● YOUR OBJECTIVE:
Track down each line that has the word "React" and copy it.

__________

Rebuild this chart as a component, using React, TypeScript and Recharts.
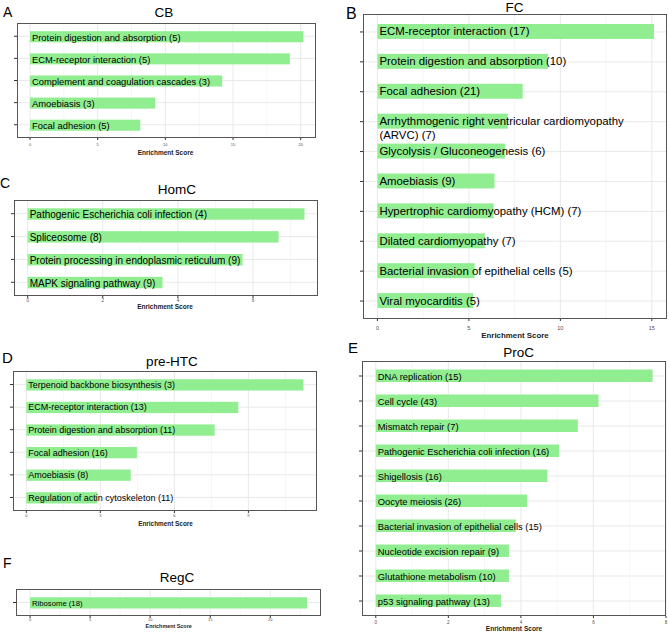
import React from 'react';
import { BarChart, Bar, XAxis, YAxis, CartesianGrid } from 'recharts';

const FONT = '"Liberation Sans", Arial, Helvetica, sans-serif';
const BAR_COLOR = '#90EE90';

// ---- data ----
const cbPathways = [
  'Protein digestion and absorption (5)',
  'ECM-receptor interaction (5)',
  'Complement and coagulation cascades (3)',
  'Amoebiasis (3)',
  'Focal adhesion (5)',
];
const cbScores = [20.2, 19.2, 14.2, 9.25, 8.15];
const cbTicks = [0, 5, 10, 15, 20];
const cbMinor = [2.5, 7.5, 12.5, 17.5];

const fcPathways = [
  'ECM-receptor interaction (17)',
  'Protein digestion and absorption (10)',
  'Focal adhesion (21)',
  'Arrhythmogenic right ventricular cardiomyopathy\n(ARVC) (7)',
  'Glycolysis / Gluconeogenesis (6)',
  'Amoebiasis (9)',
  'Hypertrophic cardiomyopathy (HCM) (7)',
  'Dilated cardiomyopathy (7)',
  'Bacterial invasion of epithelial cells (5)',
  'Viral myocarditis (5)',
];
const fcScores = [15.12, 9.32, 7.94, 7.13, 6.97, 6.4, 6.35, 5.87, 5.31, 5.23];
const fcTicks = [0, 5, 10, 15];
const fcMinor = [2.5, 7.5, 12.5];

const homPathways = [
  'Pathogenic Escherichia coli infection (4)',
  'Spliceosome (8)',
  'Protein processing in endoplasmic reticulum (9)',
  'MAPK signaling pathway (9)',
];
const homScores = [7.37, 6.68, 5.72, 3.59];
const homTicks = [0, 2, 4, 6];
const homMinor = [1, 3, 5, 7];

const htcPathways = [
  'Terpenoid backbone biosynthesis (3)',
  'ECM-receptor interaction (13)',
  'Protein digestion and absorption (11)',
  'Focal adhesion (16)',
  'Amoebiasis (8)',
  'Regulation of actin cytoskeleton (11)',
];
const htcScores = [11.23, 8.59, 7.63, 4.48, 4.23, 2.88];
const htcTicks = [0, 3, 6, 9];
const htcMinor = [1.5, 4.5, 7.5, 10.5];

const proPathways = [
  'DNA replication (15)',
  'Cell cycle (43)',
  'Mismatch repair (7)',
  'Pathogenic Escherichia coli infection (16)',
  'Shigellosis (16)',
  'Oocyte meiosis (26)',
  'Bacterial invasion of epithelial cells (15)',
  'Nucleotide excision repair (9)',
  'Glutathione metabolism (10)',
  'p53 signaling pathway (13)',
];
const proScores = [7.63, 6.14, 5.57, 5.05, 4.73, 4.17, 3.86, 3.67, 3.67, 3.45];
const proTicks = [0, 2, 4, 6, 8];
const proMinor = [1, 3, 5, 7];

const regPathways = ['Ribosome (18)'];
const regScores = [23.06];
const regTicks = [0, 5, 10, 15, 20];
const regMinor = [2.5, 7.5, 12.5, 17.5, 22.5];

type PanelProps = {
  names: string[];
  scores: number[];
  ticks: number[];
  minor: number[];
  domain: [number, number];
  box: [number, number, number, number]; // left, top, right, bottom of panel border
  letter: string;
  letterAt: [number, number];
  letterSize: number;
  title: string;
  titleAt: [number, number];
  axisAt: [number, number];
  axisSize: number;
  labelSize: number;
  tickFont: number;
  tickGap: number;
};

const noTickText = () => <g />;

const Panel: React.FC<PanelProps> = (p) => {
  const [l, t, r, b] = p.box;
  const plotW = r - l;
  const plotH = b - t;
  const n = p.names.length;
  const step = plotH / (n + 0.2);
  const pad = 0.1 * step;
  const data = p.names.map((name, i) => ({ name, score: p.scores[i] }));
  const YW = 5;
  const MT = 2;
  const MR = 8;
  const XH = 16;

  const shape = (s: any) => {
    const name: string = (s.payload && s.payload.name) || s.name || '';
    const lines = name.split('\n');
    const cy = s.y + s.height / 2;
    return (
      <g>
        <rect x={s.x} y={s.y} width={s.width} height={s.height} fill={BAR_COLOR} />
        <text x={s.x + 2} y={cy} fontSize={p.labelSize} fontFamily={FONT} fill="#000" dominantBaseline="central">
          {lines.map((ln, i) => (
            <tspan key={i} x={s.x + 2} dy={i === 0 ? 0 : p.labelSize * 1.17}>
              {ln}
            </tspan>
          ))}
        </text>
      </g>
    );
  };

  return (
    <>
      <div
        style={{
          position: 'absolute',
          left: p.letterAt[0],
          top: p.letterAt[1],
          transform: 'translateY(-50%)',
          fontSize: p.letterSize,
          fontFamily: FONT,
          lineHeight: 1,
        }}
      >
        {p.letter}
      </div>
      <div
        style={{
          position: 'absolute',
          left: p.titleAt[0],
          top: p.titleAt[1],
          transform: 'translate(-50%, -50%)',
          fontSize: 13.5,
          fontFamily: FONT,
          lineHeight: 1,
          whiteSpace: 'nowrap',
        }}
      >
        {p.title}
      </div>
      <div style={{ position: 'absolute', left: l - YW, top: t - MT }}>
        <BarChart
          width={plotW + YW + MR}
          height={plotH + MT + XH}
          data={data}
          layout="vertical"
          margin={{ top: MT, right: MR, bottom: 0, left: 0 }}
          barCategoryGap={0}
        >
          <CartesianGrid horizontal={false} verticalValues={p.minor} stroke="#f2f2f2" strokeWidth={0.7} />
          <CartesianGrid
            verticalValues={p.ticks}
            horizontalValues={p.names}
            stroke="#e6e6e6"
            strokeWidth={0.9}
          />
          <XAxis
            type="number"
            domain={p.domain}
            ticks={p.ticks}
            interval={0}
            allowDataOverflow
            axisLine={false}
            tickSize={2}
            tickMargin={p.tickGap}
            tickLine={{ stroke: '#333' }}
            tick={{ fontSize: p.tickFont, fill: '#4d4d4d', fontFamily: FONT }}
            height={XH}
          />
          <YAxis
            type="category"
            dataKey="name"
            width={YW}
            interval={0}
            tick={noTickText}
            tickSize={3}
            axisLine={false}
            tickLine={{ stroke: '#333' }}
            padding={{ top: pad, bottom: pad }}
          />
          <Bar dataKey="score" fill={BAR_COLOR} barSize={step * 0.5} isAnimationActive={false} shape={shape} />
        </BarChart>
      </div>
      <div
        style={{
          position: 'absolute',
          left: l,
          top: t,
          width: plotW,
          height: plotH,
          border: '1px solid #555',
          boxSizing: 'border-box',
          pointerEvents: 'none',
        }}
      />
      <div
        style={{
          position: 'absolute',
          left: p.axisAt[0],
          top: p.axisAt[1],
          transform: 'translate(-50%, -50%)',
          fontSize: p.axisSize,
          fontWeight: 'bold',
          fontFamily: FONT,
          lineHeight: 1,
          whiteSpace: 'nowrap',
          color: '#222',
        }}
      >
        Enrichment Score
      </div>
    </>
  );
};

export default function App() {
  return (
    <div
      style={{
        position: 'absolute',
        left: 0,
        top: 0,
        width: 669,
        height: 633,
        background: '#fff',
        overflow: 'hidden',
      }}
    >
      <Panel
        names={cbPathways}
        scores={cbScores}
        ticks={cbTicks}
        minor={cbMinor}
        domain={[-0.96, 21.13]}
        box={[17, 23, 316, 138]}
        letter="A"
        letterAt={[3, 12]}
        letterSize={14}
        title="CB"
        titleAt={[164, 13]}
        axisAt={[165.5, 153]}
        axisSize={6.5}
        labelSize={9.4}
        tickFont={4}
        tickGap={3.4}
      />
      <Panel
        names={fcPathways}
        scores={fcScores}
        ticks={fcTicks}
        minor={fcMinor}
        domain={[-0.79, 15.83]}
        box={[363, 14, 667, 319]}
        letter="B"
        letterAt={[346, 14]}
        letterSize={16}
        title="FC"
        titleAt={[514.5, 8]}
        axisAt={[515, 336]}
        axisSize={7.9}
        labelSize={11.4}
        tickFont={5.5}
        tickGap={5}
      />
      <Panel
        names={homPathways}
        scores={homScores}
        ticks={homTicks}
        minor={homMinor}
        domain={[-0.364, 7.73]}
        box={[14, 200, 318, 296]}
        letter="C"
        letterAt={[0, 183]}
        letterSize={14}
        title="HomC"
        titleAt={[177, 190]}
        axisAt={[165, 307]}
        axisSize={6.5}
        labelSize={10}
        tickFont={4.5}
        tickGap={0.7}
      />
      <Panel
        names={htcPathways}
        scores={htcScores}
        ticks={htcTicks}
        minor={htcMinor}
        domain={[-0.54, 11.78]}
        box={[13, 371, 317, 511]}
        letter="D"
        letterAt={[2, 357]}
        letterSize={15}
        title="pre-HTC"
        titleAt={[172, 362]}
        axisAt={[165.5, 523.5]}
        axisSize={6.4}
        labelSize={9}
        tickFont={4}
        tickGap={1.1}
      />
      <Panel
        names={proPathways}
        scores={proScores}
        ticks={proTicks}
        minor={proMinor}
        domain={[-0.38, 8.0]}
        box={[362, 361, 666, 616]}
        letter="E"
        letterAt={[348, 347]}
        letterSize={15}
        title="ProC"
        titleAt={[518.7, 353]}
        axisAt={[514, 629]}
        axisSize={6.6}
        labelSize={9.4}
        tickFont={4.5}
        tickGap={2.7}
      />
      <Panel
        names={regPathways}
        scores={regScores}
        ticks={regTicks}
        minor={regMinor}
        domain={[-1.17, 24.22]}
        box={[16, 589, 321, 616]}
        letter="F"
        letterAt={[3, 563]}
        letterSize={14}
        title="RegC"
        titleAt={[177, 578]}
        axisAt={[168.7, 626.7]}
        axisSize={5.4}
        labelSize={7.7}
        tickFont={4}
        tickGap={0.4}
      />
    </div>
  );
}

__________

● FINISHED ANSWER:
Rebuild this chart as a component, using React, TypeScript and Recharts.
import React from 'react';
const Panel: React.FC<PanelProps> = (p) => {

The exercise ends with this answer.